Pascal Dangin (/fr/) is a digital artist associated with retouching fashion photographs. He is the founder and chief executive of Box, a photo retouching business based in New York, United States.

==Early years==
In his youth, Dangin lived in small towns in Corsica with his family. His parents were musically talented yet Dangin was indifferent to music. Dangin had two sisters and a “tumultuous, itinerant childhood, which he does not like to recall” (Collins).

Before he turned fifteen, Dangin left home and worked as a shampoo boy in a no-name salon in Paris’s Fifteenth Arrondissement. Dangin was drafted by the French Army and after serving for three months, was discharged and returned to Paris to continue his work as a hairdresser.

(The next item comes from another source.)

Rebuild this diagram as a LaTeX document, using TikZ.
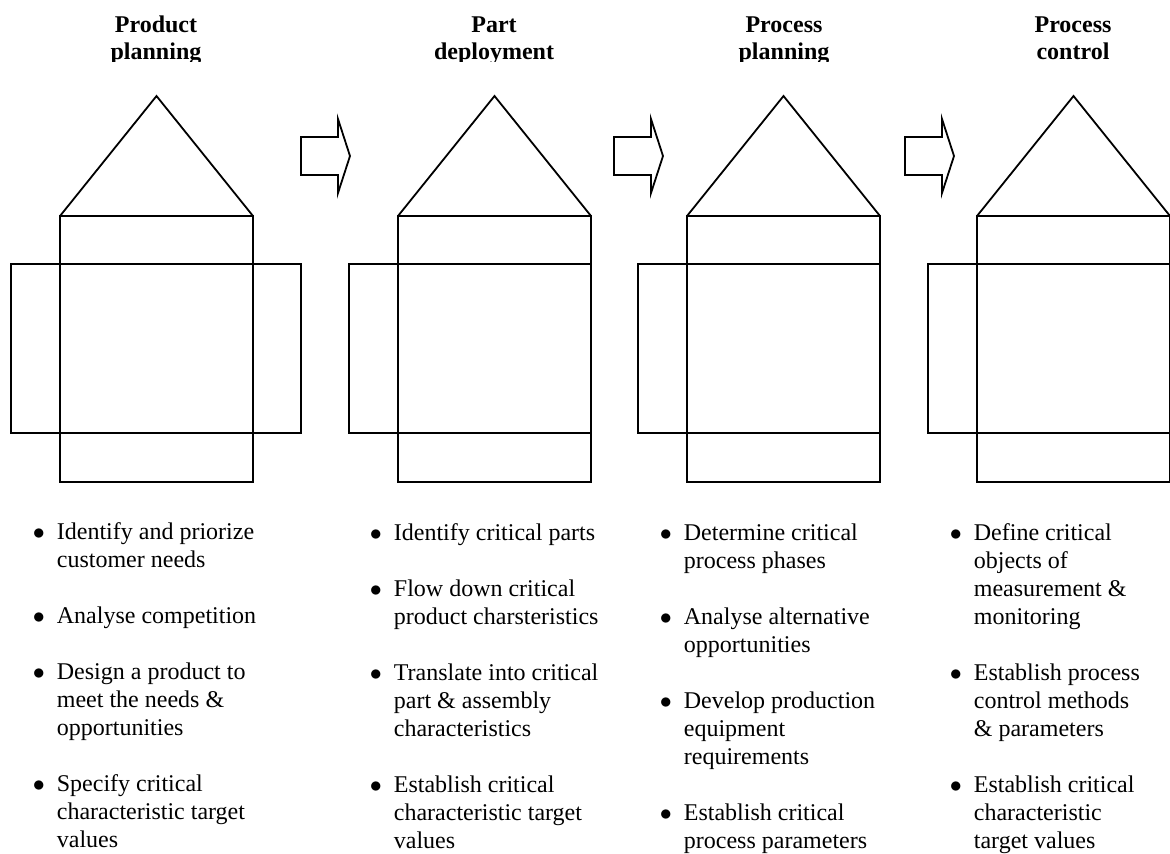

Dangin moved to America in 1989, leaving Paris on New Year’s Day. While doing hair for photo shoots in New York, he became interested in the connection between cameras and computers. In 1993, Dangin accepted his first paid retouching job.

== The Photo Whisperer ==
Pascal Dangin is sometimes called the "Photo Whisperer". He has been dubbed the "premier retoucher of fashion photographs" ("Final Fantasy"). Dangin is known in the fashion world as a Digital artist, editing shots that have appeared in Vanity Fair and Vogue ("Pascal Dangin").

==Box==
Dangin is the founder and CEO of Box Studios, where he leads a team of 40 photo post-production experts doing work for major magazines, photographers, and ad agencies. Photo projects range in revenue from $500 for a small photo to $20,000 for the cover of a major magazine.